Runtime Performance

bitvec increases the instruction cost of each access to a bool in its data structures. This is an inevitable consequence of the fact that, even on architectures that have them, compilers typically do not emit object code instructions that access individual bits within a memory location. Therefore, each access in bitvec has, in addition to a memory operation, one or two shift instructions one or two AND/OR/NOT instructions.

This means that, inevitably, bitvec is slower in CPU time than [bool] is. Measurements indicate roughly a factor of ten, but with also about 10x more variance. However, this cost is only apparent and meaningful when walking the entirety of very large buffers, and tends to fade into noise on smaller buffers, or be obviated by compile-time fixed accesses. As always, try it on a representative workload.

Benchmarking

I have tried (with admittedly low priority) to have some benchmarks in the project to back up my claims that bitvec is fast. This has been difficult to maintain for a few reasons, but I have at least a few that have stayed present in order to demonstrate important claims, such as showing that specialization for matching types does provide massive performance benefits (it does).

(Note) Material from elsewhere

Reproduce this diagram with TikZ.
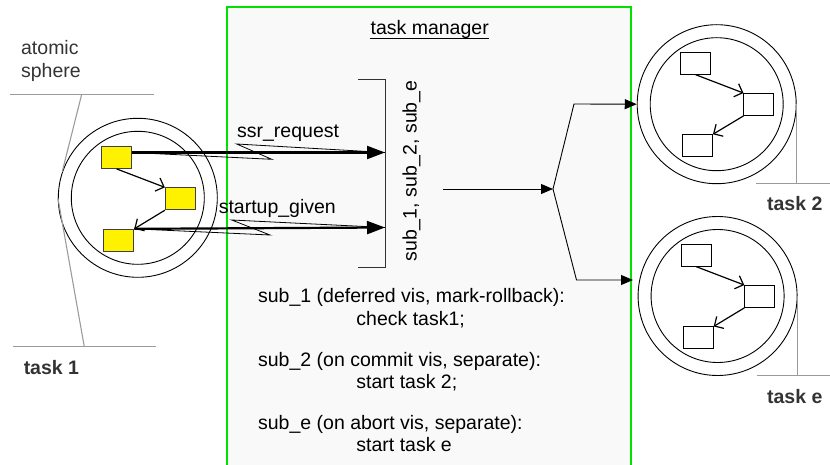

In particular, LLVM is very good at propagating compile-time constants through the code, and bitvec strives to maintain an internal implementation that is easily accessible to optimizers. This means that basically any benchmark that takes input from a source file that the compiler can see gets artificially solved during codegen.

For instance, I don’t know how long it takes to construct a &BitSlice view over memory, because my benchmarks report 0ns: LLVM computes my pointer encoding at compile time, and a consequence of the way I designed my pointer encoding is that the only operation BitSlice::from_slice actually performs is .len << 3. When LLVM can see the original length, it just does this itself, and emits an immediate with the correct length instead of the constructor call.

Other constructor benchmarks are only showing me the time required to run memcpy, and arbitrary indexing just shows the time required to run three instructions, because LLVM solved the shift/mask arguments ahead of time.

The important takeäway here is that if your code is at all dependent on constants that the compiler can see, and is not exclusively performing indexing based on runtime inputs, then bitvec is going to be plenty fast.

Pitfalls

Everything stated above relies on having information available to the compiler. bitvec falls behind other bit-reading libraries when you start using access patterns only known at runtime, such as iteration.

Until Rust stabilizes the ptr_metadata feature (see #81513), bitvec will necessarily take a performance hit because it has to decode the &BitSlice pointer every time you access memory, and reëncode it every time you munch through the region.

The bitvec pointer encoding (described here) requires manipulating both words in the pointer with at least three instructions each.

Except when using `u8` storage, which discards *most* of the modifications to
the address half of the pointer. Try that out if you do a lot more munching
through a region than bulk work on its contents!

This would not be necessary if the pointer could use its own metadata type rather than usize. Until that stabilizes, the entire value proposition of the crate rests on the fact that &BitSlice has slice-pointer ABI. If you absolutely cannot afford to have decoding/reëncoding costs in your hot loop, you may have to try other libraries.

bitvec strives to use batch operations on entire integer registers when possible. However, doing so requires routing through the domain module, which has to perform similar decoding and processing of a &BitSlice pointer every time it is entered. This is another unavoidable cost. It is generally a tolerable overhead compared to walking through each bit individually, especially with wider storage integers, but it is one more thing that other bit-addressing libraries don’t do.

Other libraries also do not have alias safety or tolerance for starting a region away from the zero-index in an integer. Power has a price. We do our best to cut down the library’s runtime cost as much as possible, but this computation simply has to be done somewhere, and it's not built in to silicon anymore. Sorry.

Specialization

bitvec strives to use its knowledge of the underlying memory representation wherever possible. This means that operations between BitSlices with the same type parameters can rely on an identical representation and use integer behavior rather than walking each bit individually.

Try to do this wherever possible, especially in performance-sensitive code. You typically should not be mixing bitvec structures with different type parameters anyway: use the representation that serves your needs, and keep using it in all buffers that interact with it.

As an example, as of 1.0, walking two large BitSlices with incompatible type parameters takes 3µs (microseconds), while walking the same sizes with identical type parameters takes 100ns (nanoseconds). It’s roughly a 32x performance difference, which is only half the speedup that I expected using usize on a 64-bit machine, but still quite stark.